Le uniche cose realizzate sono, in sostanza, quelle precedentemente avviate dalla vecchia gestione di Agostino Ragosa.

In compenso abbiamo Comitati di indirizzo e Digital Champion che “…dicono, guardano, vanno in giro, vedono gente…”.

Il governo ha annunciato di voler scegliere il nuovo DG dell’AGID entro fine aprile.

Siamo certi che tale scadenza sarà rispettata e per questo avanziamo una richiesta. Una sola, per il momento.

Asciutta e secca.

AGID, ma ancor di più il governo, attraverso il ministro Madia, decida subito e prima che sia troppo tardi la politica nazionale in materia di Cloud.

Tutti i nostri dati sono ormai sul Cloud.

Che fine fanno questi dati?

Chi li protegge?

Chi li tutela?

In quali mani sono?

Quali sfruttamenti commerciali alimentano a nostra insaputa?

Quanto diventano strumento di perdita della nostra sovranità nazionale?

L’Italia è uno dei pochi paesi europei a non aver fatto alcuna scelta per proteggere i dati dei propri cittadini oggi ospitati su Cloud.

Comuni, ministeri, Regioni, Province, aziende sanitarie sono libere di far risiederei propri dati dove credono, non dovendo rispondere ad alcuna norma nazionale, dal momento che continuiamo a non averne una.

Uno Stato attento deve far sì che i dati dei suoi cittadini siano in mani nazionali e non diventino preda di aziende private (spesso d’Oltreoceano) che non rispondono, sulla privacy, alle norme nazionali (o europee).

In Germania per i bandi della pubblica amministrazione vige l’obbligo di usare per tutte le operazioni (pubblicazioni, quesiti e invio documentazione) solo siti web e client di posta elettronica che utilizzano solo Cloud tedesco (se ne fregano anche del vincolo di apertura a tutte le aziende europee).

Il risultato è stato quello di un aumento del 40% circa di vittoria di aziende tedesche ai bandi della pubblica amministrazione nazionale, ai danni di grandi aziende extraeuropee.

Indovinate perché…

L’Italia deve decidere prima possibile una politica nazionale di Cloud, che protegga e tuteli i dati dei cittadini italiani ed a cui tutte le amministrazioni pubbliche, centrali e locali, dovranno attenersi.

Com’è possibile che grandi capoluoghi di regione, sistemi informativi di Regioni o aziende ospedaliere, quando non apparati ministeriali, decidano di mettere i loro dati su piattaforme Cloud che non risiedono in Italia o in altri paesi europei, senza che nessuno obietti nulla?

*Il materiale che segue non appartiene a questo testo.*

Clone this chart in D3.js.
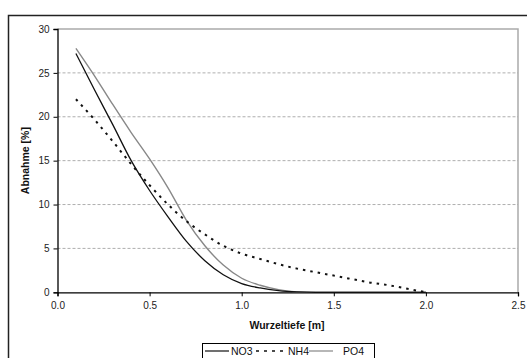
<!DOCTYPE html>
<html><head><meta charset="utf-8">
<script src="https://cdn.jsdelivr.net/npm/d3@7"></script>
<style>body{margin:0;background:#fff;overflow:hidden}svg{display:block;font-family:"Liberation Sans",Arial,sans-serif}</style>
</head><body>
<svg id="c" width="527" height="358"></svg>
<script>
const depth = [0.1,0.2,0.3,0.4,0.5,0.6,0.7,0.8,0.9,1.0,1.1,1.2,1.3,1.4,1.5,1.6,1.7,1.8,1.9,2.0];
const no3 = [27.2,23.1,19.1,15.0,11.6,8.6,5.8,3.6,2.0,1.0,0.5,0.2,0.05,0,0,0,0,0,0,0];
const nh4 = [22.0,19.7,17.2,14.6,12.2,10.0,8.1,6.6,5.3,4.4,3.8,3.2,2.7,2.3,1.9,1.5,1.1,0.8,0.4,0];
const po4 = [27.8,24.7,21.4,18.2,15.2,11.9,8.2,5.3,3.1,1.6,0.8,0.3,0.05,0,0,0,0,0,0,0];
const xTicks = [0,0.5,1.0,1.5,2.0,2.5];
const yTicks = [0,5,10,15,20,25,30];
const seriesNames = ["NO3","NH4","PO4"];

const svg = d3.select("#c");
const L=57.5, R=518, T=29, B=292.3;
const x = d3.scaleLinear().domain([0,2.5]).range([L,R]);
const y = d3.scaleLinear().domain([0,30]).range([B,T]);

// outer frame (top and left visible)
svg.append("path").attr("d","M8.5,360 V15.5 H530")
  .attr("fill","none").attr("stroke","#222").attr("stroke-width",1.5);

// plot area border
svg.append("path").attr("d",`M${L},${T} H${R} V${B}`)
  .attr("fill","none").attr("stroke","#aaa").attr("stroke-width",1.5);

// gridlines
svg.append("g").selectAll("line").data(yTicks.filter(d=>d>0&&d<30)).join("line")
  .attr("x1",L).attr("x2",R).attr("y1",d=>y(d)).attr("y2",d=>y(d))
  .attr("stroke","#999").attr("stroke-width",0.8).attr("stroke-dasharray","3,2");

// axes
const yAxis = d3.axisLeft(y).tickValues(yTicks).tickFormat(d3.format("d")).tickSize(4).tickPadding(4);
const gy = svg.append("g").attr("transform",`translate(${L},0)`).call(yAxis);
const xAxis = d3.axisBottom(x).tickValues(xTicks).tickFormat(d3.format(".1f")).tickSize(4).tickPadding(6);
const gx = svg.append("g").attr("transform",`translate(0,${B})`).call(xAxis);
[gx,gy].forEach(g=>{
  g.select(".domain").attr("stroke","#000").attr("stroke-width",1.3);
  g.selectAll(".tick line").attr("stroke","#000").attr("stroke-width",1);
  g.selectAll("text").attr("font-size","10px").attr("fill","#222").attr("font-family","Liberation Sans, Arial, sans-serif");
});

// series
const mk = vals => depth.map((d,i)=>[d,vals[i]]);
const line = d3.line().x(d=>x(d[0])).y(d=>y(d[1])).curve(d3.curveMonotoneX);
const styles = [
  {data:no3, color:"#111", dash:null, w:1.3},
  {data:nh4, color:"#111", dash:"2.5,5", w:2},
  {data:po4, color:"#888", dash:null, w:1.4}
];
svg.append("g").selectAll("path").data([styles[2],styles[0],styles[1]]).join("path")
  .attr("d",s=>line(mk(s.data))).attr("fill","none")
  .attr("stroke",s=>s.color).attr("stroke-width",s=>s.w)
  .attr("stroke-dasharray",s=>s.dash);

// axis titles
svg.append("text").attr("x",287).attr("y",329).attr("text-anchor","middle")
  .attr("font-size","10.5px").attr("font-weight","bold").attr("fill","#111").text("Wurzeltiefe [m]");
svg.append("text").attr("transform",`translate(29,${(T+B)/2}) rotate(-90)`).attr("text-anchor","middle")
  .attr("font-size","10.5px").attr("font-weight","bold").attr("fill","#111").text("Abnahme [%]");

// legend
const lg = svg.append("g");
lg.append("rect").attr("x",202.5).attr("y",343.5).attr("width",172).attr("height",20)
  .attr("fill","#fff").attr("stroke","#000").attr("stroke-width",1);
const legItems = [
  {name:seriesNames[0], s:styles[0], lx:205, lw:24, tx:231},
  {name:seriesNames[1], s:styles[1], lx:256, lw:30, tx:288},
  {name:seriesNames[2], s:styles[2], lx:309, lw:24, tx:343}
];
legItems.forEach(it=>{
  lg.append("line").attr("x1",it.lx).attr("x2",it.lx+it.lw).attr("y1",351).attr("y2",351)
    .attr("stroke",it.s.color).attr("stroke-width",it.s.dash?1.5:1.2).attr("stroke-dasharray",it.s.dash?"3,5":null);
  lg.append("text").attr("x",it.tx).attr("y",355).attr("font-size","10.5px").attr("fill","#111").text(it.name);
});
</script>
</body></html>
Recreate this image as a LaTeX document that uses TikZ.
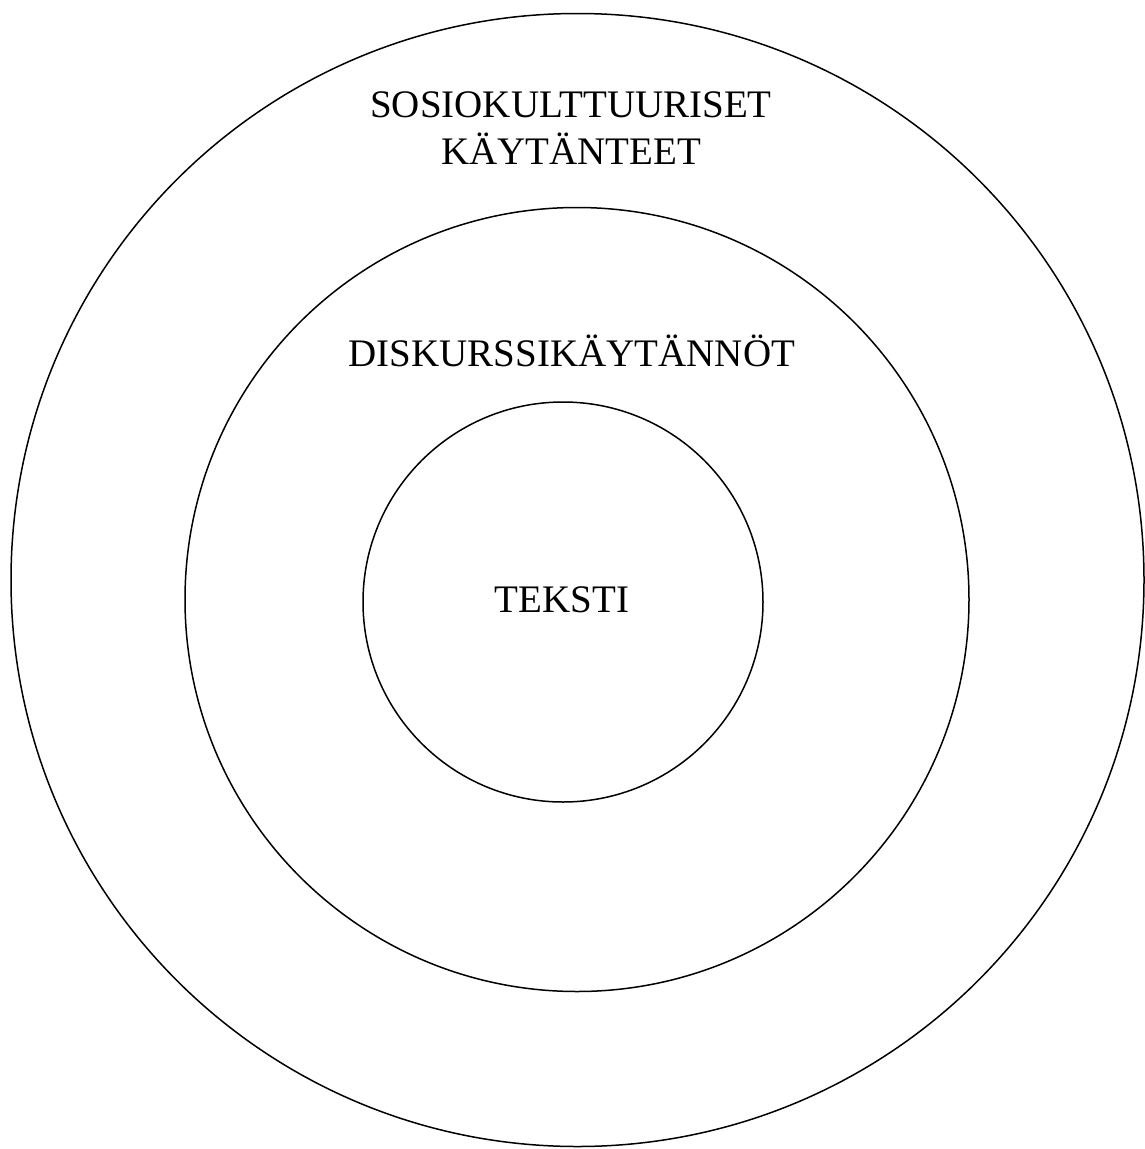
\documentclass[tikz,border=0pt]{standalone}
\usepackage{fontspec}
\setmainfont{Liberation Serif}
\usepackage{tikz}
\usetikzlibrary{positioning}

\begin{document}
\begin{tikzpicture}[x=1pt, y=-1pt, ring/.style={draw, circle, line width=1.5pt, inner sep=0pt},
    lbl/.style={font=\fontsize{39}{47}\selectfont, align=center}]
    \useasboundingbox (0,0) rectangle (1144,1149);
    \node[ring, minimum size=1133pt] (sos) at (577.5,580) {};
    \node[ring, minimum size=784pt] (disk) at (577,599.5) {};
    \node[ring, minimum size=400pt] (txt) at (563,602) {};
    \node[lbl] (sosl) at (571,128) {SOSIOKULTTUURISET\\KÄYTÄNTEET};
    \node[lbl] (diskl) at (572,351) {DISKURSSIKÄYTÄNNÖT};
    \node[lbl] (txtl) at (562,600) {TEKSTI};
  \end{tikzpicture}
\end{document}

Come impedire una prassi che rischia di consolidarsi in pochi mesi e che oltre che devastare la riservatezza dei nostri dati contribuisce anche alla desertificazione delle competenze informatiche locali?

Il modo c’è ed è uno solo.

Decidere subito una politica nazionale di Cloud che fissi le semplici regole necessarie perché l’Italia diventi un Paese come gli altri, attento alla protezione e tutela dei dati dei propri cittadini, rigoroso nella difesa della propria sovranità nazionale.

Il ministro Marianna Madia faccia scelte coraggiose e superi le resistenze che sono presenti anche all’interno della sua amministrazione.

Se ciò non accadrà, tutto il resto (AGID, banda larga ecc.) sarà parte integrante di una più ampia chiacchiera da bar.